>> Begin RECORDED INFORMATION

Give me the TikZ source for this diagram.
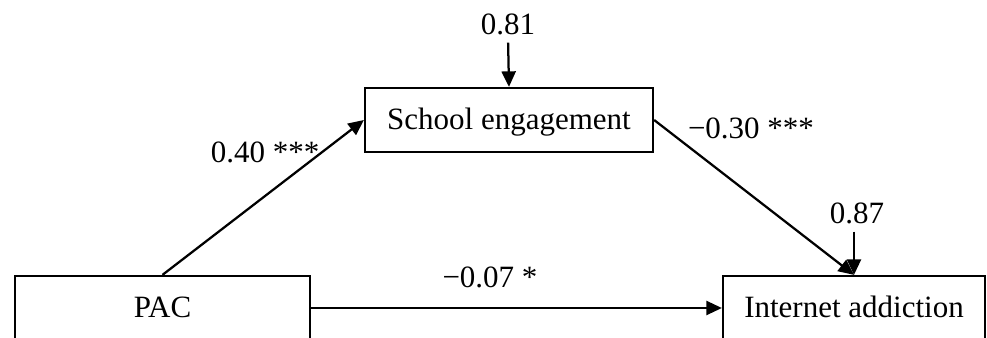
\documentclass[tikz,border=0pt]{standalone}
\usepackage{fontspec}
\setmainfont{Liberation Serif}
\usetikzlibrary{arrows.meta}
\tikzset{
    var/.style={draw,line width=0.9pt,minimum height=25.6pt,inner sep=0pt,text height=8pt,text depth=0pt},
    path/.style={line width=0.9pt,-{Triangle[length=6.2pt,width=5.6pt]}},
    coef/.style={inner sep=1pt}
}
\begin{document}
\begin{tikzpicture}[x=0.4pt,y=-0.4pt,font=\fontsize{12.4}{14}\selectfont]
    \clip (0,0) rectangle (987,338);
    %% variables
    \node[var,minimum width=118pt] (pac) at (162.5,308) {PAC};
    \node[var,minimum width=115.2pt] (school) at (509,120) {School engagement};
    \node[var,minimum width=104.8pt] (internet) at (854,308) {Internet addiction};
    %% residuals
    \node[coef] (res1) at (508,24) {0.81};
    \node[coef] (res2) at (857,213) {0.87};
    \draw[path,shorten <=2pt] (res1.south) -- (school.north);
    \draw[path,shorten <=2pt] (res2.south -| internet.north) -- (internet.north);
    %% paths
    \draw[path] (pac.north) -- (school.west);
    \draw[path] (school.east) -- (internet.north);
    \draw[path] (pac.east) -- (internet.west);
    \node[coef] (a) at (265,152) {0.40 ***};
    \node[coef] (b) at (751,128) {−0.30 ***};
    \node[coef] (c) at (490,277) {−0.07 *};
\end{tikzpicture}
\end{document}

>> End RECORDED INFORMATION

• YOUR GOAL:
Repeat the material above verbatim. Leave the pictures behind.

• TASK ANSWER:
Give me the TikZ source for this diagram.
\documentclass[tikz,border=0pt]{standalone}
\usepackage{fontspec}
\setmainfont{Liberation Serif}
\usetikzlibrary{arrows.meta}
\tikzset{
    var/.style={draw,line width=0.9pt,minimum height=25.6pt,inner sep=0pt,text height=8pt,text depth=0pt},
    path/.style={line width=0.9pt,-{Triangle[length=6.2pt,width=5.6pt]}},
    coef/.style={inner sep=1pt}
}
\begin{document}
\begin{tikzpicture}[x=0.4pt,y=-0.4pt,font=\fontsize{12.4}{14}\selectfont]
    \clip (0,0) rectangle (987,338);
    %% variables
    \node[var,minimum width=118pt] (pac) at (162.5,308) {PAC};
    \node[var,minimum width=115.2pt] (school) at (509,120) {School engagement};
    \node[var,minimum width=104.8pt] (internet) at (854,308) {Internet addiction};
    %% residuals
    \node[coef] (res1) at (508,24) {0.81};
    \node[coef] (res2) at (857,213) {0.87};
    \draw[path,shorten <=2pt] (res1.south) -- (school.north);
    \draw[path,shorten <=2pt] (res2.south -| internet.north) -- (internet.north);
    %% paths
    \draw[path] (pac.north) -- (school.west);
    \draw[path] (school.east) -- (internet.north);
    \draw[path] (pac.east) -- (internet.west);
    \node[coef] (a) at (265,152) {0.40 ***};
    \node[coef] (b) at (751,128) {−0.30 ***};
    \node[coef] (c) at (490,277) {−0.07 *};
\end{tikzpicture}
\end{document}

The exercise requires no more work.